Aha, love it. Faster faster faster.

EDIT: I journal these days, no fiction sadly, but here's something I've been thinking about lately:

Two lovers, Beren and Luthien, separated at the fords of a river in the north of Doriath, perhaps in the forest of Neldoreth, for what think they the last time. Beren turns away, set for death and ruin, as Luthien watches helpless from the shadowy trees. But in the Lay comes what is decidedly an odd passage, in context: Beren as he wanders reflecting on the vim and vibrancy that surrounds him. The grass grows, the sky is clear, the wind whistles down from a high place through the shimmering willows. Though all to ruin fell the world, he says, Yet were its making good – for this. For this, and for Luthien. His suffering and travails were, are and will be worth the cost, though no happiness may lie in his future and precious little has appeared in his past. The dusk, the dawn, the earth, the sea, the stanza ends, That Luthien for a time should be. There is a deep, fundamental beauty to this thought, unquenchable by any evil or darkness, like the light shining from a phial in a web-ridden cave. These two lovers, briefly, have known love undimmed by sorrow or circumstance; to them, little else matters.

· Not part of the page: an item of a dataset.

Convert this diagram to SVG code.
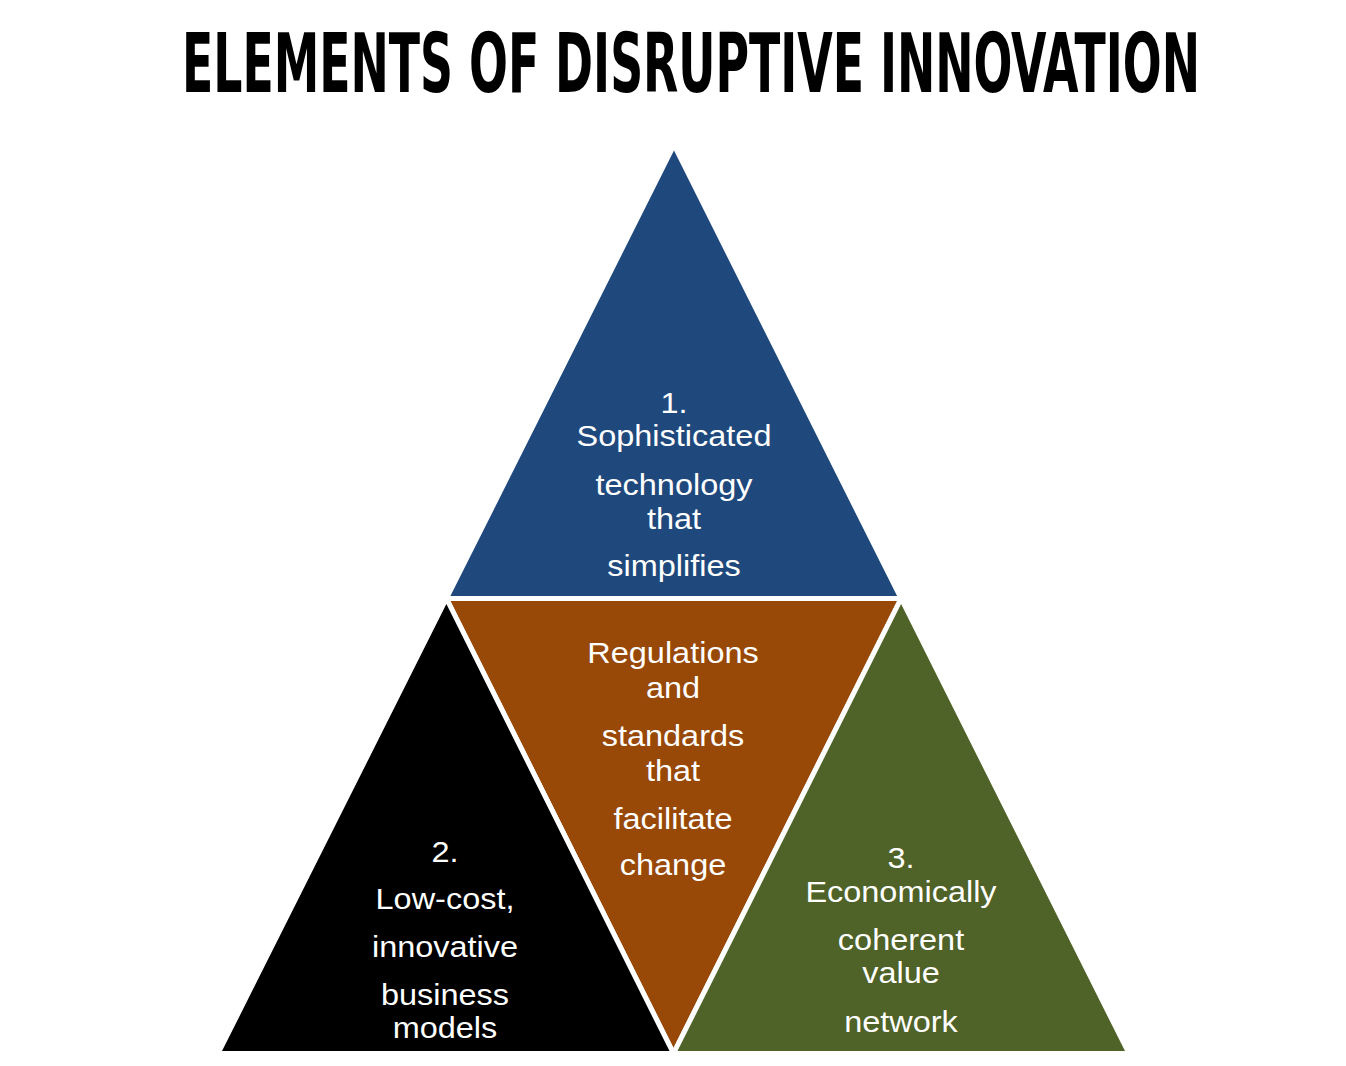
<svg xmlns="http://www.w3.org/2000/svg" width="1346" height="1066" viewBox="0 0 1346 1066">
<style>
.tri{stroke:#fff;stroke-width:5;stroke-linejoin:miter}
.t{font-family:"Liberation Sans",Arial,sans-serif;font-size:29px;fill:#fff;text-anchor:middle}
.title{font-family:"DejaVu Sans Condensed","DejaVu Sans",sans-serif;font-weight:bold;font-size:82px;fill:#000}
</style>
<rect width="1346" height="1066" fill="#fff"/>
<g id="title">
<text class="title" transform="translate(182,92) scale(0.57,1)" x="0" y="0" textLength="1786" lengthAdjust="spacingAndGlyphs">ELEMENTS OF DISRUPTIVE INNOVATION</text>
</g>
<g id="node-top">
<polygon class="tri" fill="#1f497d" points="674,145 446.4,598.5 901.1,598.5"/>
<text class="t" transform="translate(674,0) scale(1.12,1)"><tspan x="0" y="413">1.</tspan><tspan x="0" y="446">Sophisticated</tspan><tspan x="0" y="495">technology</tspan><tspan x="0" y="529">that</tspan><tspan x="0" y="576">simplifies</tspan></text>
</g>
<g id="node-center">
<polygon class="tri" fill="#984807" points="446.4,598.5 901.1,598.5 673.5,1053.5"/>
<text class="t" transform="translate(673,0) scale(1.12,1)"><tspan x="0" y="663">Regulations</tspan><tspan x="0" y="698">and</tspan><tspan x="0" y="746">standards</tspan><tspan x="0" y="781">that</tspan><tspan x="0" y="829">facilitate</tspan><tspan x="0" y="875">change</tspan></text>
</g>
<g id="node-left">
<polygon class="tri" fill="#000000" points="446.4,598.5 218,1053.5 673.5,1053.5"/>
<text class="t" transform="translate(445,0) scale(1.12,1)"><tspan x="0" y="862">2.</tspan><tspan x="0" y="909">Low-cost,</tspan><tspan x="0" y="957">innovative</tspan><tspan x="0" y="1005">business</tspan><tspan x="0" y="1038">models</tspan></text>
</g>
<g id="node-right">
<polygon class="tri" fill="#4f6228" points="901.1,598.5 673.5,1053.5 1129,1053.5"/>
<text class="t" transform="translate(901,0) scale(1.12,1)"><tspan x="0" y="868">3.</tspan><tspan x="0" y="902">Economically</tspan><tspan x="0" y="950">coherent</tspan><tspan x="0" y="983">value</tspan><tspan x="0" y="1032">network</tspan></text>
</g>
<g id="connectors"></g>
</svg>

“Then again Ilúvatar arose, and the Ainur perceived that his countenance was stern; and he lifted up his right hand, and behold! a third theme grew amid the confusion, and it was unlike the others. For it seemed at first soft and sweet, a mere rippling of gentle sounds in delicate melodies; but it could not be quenched, and it took to itself power and profundity.”

Often the simplest expressions of beauty are the most unshakable.